Verdadero Dios y verdadero hombre
Cuando me acerco a contemplar la
Cruz de Nuestro Señor no dejo de pensar en estas dos naturalezas, verdadero
hombre y verdadero Dios. Como hombre, hallo lo creo que es imposible de
alcanzar, ya no como un ideal romántico, sino como expresión viva. Se puede
amar más allá del rechazo y de dolor, se puede ser perfecto como el Padre es
perfecto, pues se ha entregado por voluntad, una voluntad que no se quiebra
siendo enteramente humana cuando dice “Padre, ¿por qué me has abandonado?”,
frase del antiguo testamento que Cristo exhala para cumplirlo todo, para
recordarnos que también nació de mujer, que quiso hacerse uno de nosotros, una
condición caída que se levanta ahora en el madero de la Cruz, en todo su
esplendor, en la expresión más profunda del amor. De esta manera podemos
acompañar a Cristo crucificado, experimentando un poco de esa cruz todos los
días cuando por amor sufrimos dando lo que tenemos aunque sea poco, aunque sea
nada. Por eso es esencial y trascendente volver la mirada a María, para que
nuestro ser humano sea como el de Cristo, para parecernos más a Él, como los
hijos se parecen a su madre.
Después de escuchar la frase “desde
que el amor fue crucificado, no se puede entender el amor sin sacrificio”, tuve
que guardarla para todos mis días como moneda de cambio. A partir de ella,
trato de entender el misterio del dolor humano y cómo Dios nos habla
especialmente a nosotros, cuya única dimensión posible es el amor, como lo
decía S. Juan Pablo II. Cristo aprendió la voluntad del Padre en el sufrimiento,
siendo hombre debía mostrarnos este camino. Cuánto más para los que no tenemos
el corazón humano de Cristo, para los que Dios tiene que esculpir entre
afiladas piedras.
Descubrir que Dios está en la
Cruz me derrumba. No alcanzo a comprender si quiera un poco de todo lo que hay delante
de mí. El autor de todo se ha dejado llevar por el suplicio de los hombres.

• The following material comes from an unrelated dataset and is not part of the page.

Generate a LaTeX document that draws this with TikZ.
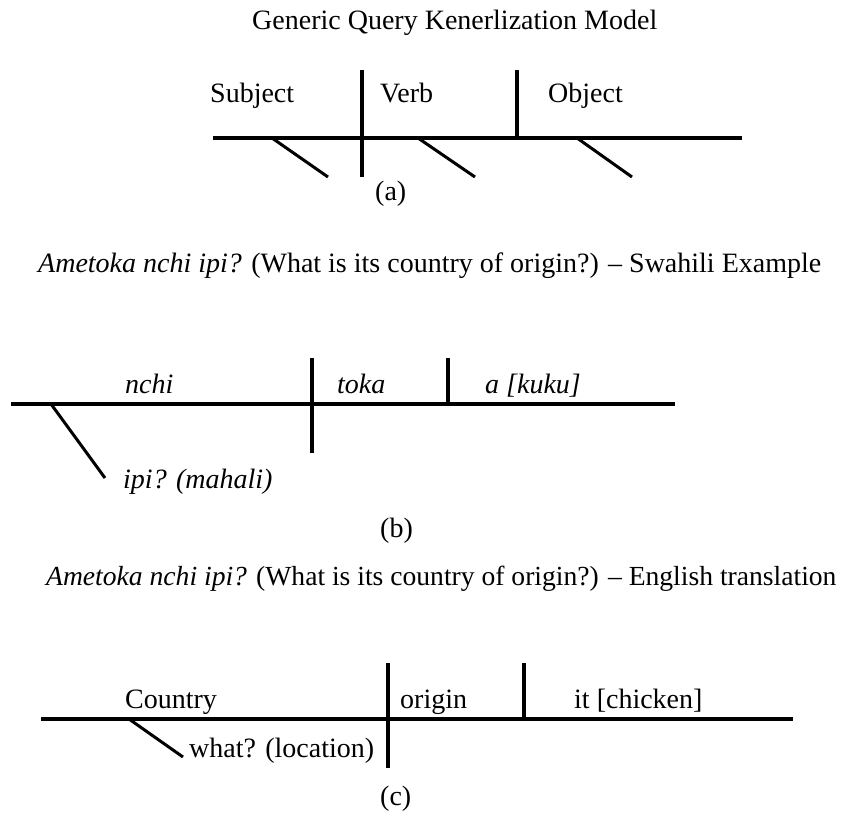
\documentclass[tikz,border=0pt]{standalone}
\usepackage{fontspec}
\setmainfont{Liberation Serif}
\begin{document}
\begin{tikzpicture}[x=1pt,y=-1pt,
  txt/.style={anchor=base west,inner sep=0pt,font=\fontsize{28}{34}\selectfont},
  itxt/.style={txt,font=\fontsize{28}{34}\selectfont\itshape},
  baseline/.style={line width=3.5pt},
  divider/.style={line width=3.5pt},
  modifier/.style={line width=3pt}]
\useasboundingbox (0,0) rectangle (845,812);

% ---------- (a) generic model ----------
\node[txt] (title) at (252,29) {Generic Query Kenerlization Model};
\coordinate (a-l) at (213,138);
\coordinate (a-r) at (742,138);
\coordinate (a-v1t) at (362,70);
\coordinate (a-v1b) at (362,177);
\coordinate (a-v2t) at (517,70);
\coordinate (a-v2b) at (517,138);
\coordinate (a-d1s) at (272,138); \coordinate (a-d1e) at (328,177);
\coordinate (a-d2s) at (418,138); \coordinate (a-d2e) at (475,177);
\coordinate (a-d3s) at (577,138); \coordinate (a-d3e) at (632,177);
\draw[baseline] (a-l) -- (a-r);
\draw[divider] (a-v1t) -- (a-v1b);
\draw[divider] (a-v2t) -- (a-v2b);
\draw[modifier] (a-d1s) -- (a-d1e);
\draw[modifier] (a-d2s) -- (a-d2e);
\draw[modifier] (a-d3s) -- (a-d3e);
\node[txt] (subj) at (210,102) {Subject};
\node[txt] (verb) at (380,102) {Verb};
\node[txt] (obj) at (548,102) {Object};
\node[txt] (capa) at (375,200) {(a)};

% ---------- (b) Swahili example ----------
\node[txt] (swa) at (38,272) {\textit{Ametoka nchi ipi?} (What is its country of origin?) – Swahili Example};
\coordinate (b-l) at (11,404);
\coordinate (b-r) at (675,404);
\coordinate (b-v1t) at (312,358);
\coordinate (b-v1b) at (312,453);
\coordinate (b-v2t) at (448,358);
\coordinate (b-v2b) at (448,404);
\coordinate (b-ds) at (51,404); \coordinate (b-de) at (105,478);
\draw[baseline] (b-l) -- (b-r);
\draw[divider] (b-v1t) -- (b-v1b);
\draw[divider] (b-v2t) -- (b-v2b);
\draw[modifier] (b-ds) -- (b-de);
\node[itxt] (nchi) at (125,393) {nchi};
\node[itxt] (toka) at (337,393) {toka};
\node[itxt] (kuku) at (485,393) {a [kuku]};
\node[itxt] (ipi) at (123,488) {ipi? (mahali)};
\node[txt] (capb) at (380,537) {(b)};

% ---------- (c) English translation ----------
\node[txt,font=\fontsize{27.6}{34}\selectfont] (eng) at (46,585) {\textit{Ametoka nchi ipi?} (What is its country of origin?) – English translation};
\coordinate (c-l) at (41,719);
\coordinate (c-r) at (793,719);
\coordinate (c-v1t) at (388,663);
\coordinate (c-v1b) at (388,768);
\coordinate (c-v2t) at (524,663);
\coordinate (c-v2b) at (524,719);
\coordinate (c-ds) at (129,719); \coordinate (c-de) at (183,757);
\draw[baseline] (c-l) -- (c-r);
\draw[divider] (c-v1t) -- (c-v1b);
\draw[divider] (c-v2t) -- (c-v2b);
\draw[modifier] (c-ds) -- (c-de);
\node[txt] (country) at (125,708) {Country};
\node[txt] (origin) at (400,708) {origin};
\node[txt] (chicken) at (574,708) {it [chicken]};
\node[txt] (what) at (189,757) {what? (location)};
\node[txt] (capc) at (380,805) {(c)};
\end{tikzpicture}
\end{document}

Padeció el escarnio, las injusticias, el abandono, la violencia humana para revelarnos
que es el amor, que se entrega para salvación de no de todos, de cada uno de
nosotros. Ni las mitologías más elaboradas en la imaginación humana, las
deidades de este mundo, las ideologías más avanzadas o los caminos de
iluminación más esforzados pudieron concebir tal acto. Todas ellas empequeñecen
ante la Cruz. Solo Dios mismo podía relevar este misterio, solo Él podía
mostrarnos su corazón.
Nuestra condición es la de Pedro,
cuando niega al Señor tres veces a pesar de haber jurado que lo acompañaría.
También es la condición del discípulo amado, que está junto a María contemplando
la Cruz. Somos el propósito de la entrega del verdadero hombre y del verdadero
Dios, “porque tanto amó Dios al mundo, que dio a su Hijo unigénito, para que
todo el que cree en él no se pierda, sino que tenga vida eterna”. Así sea.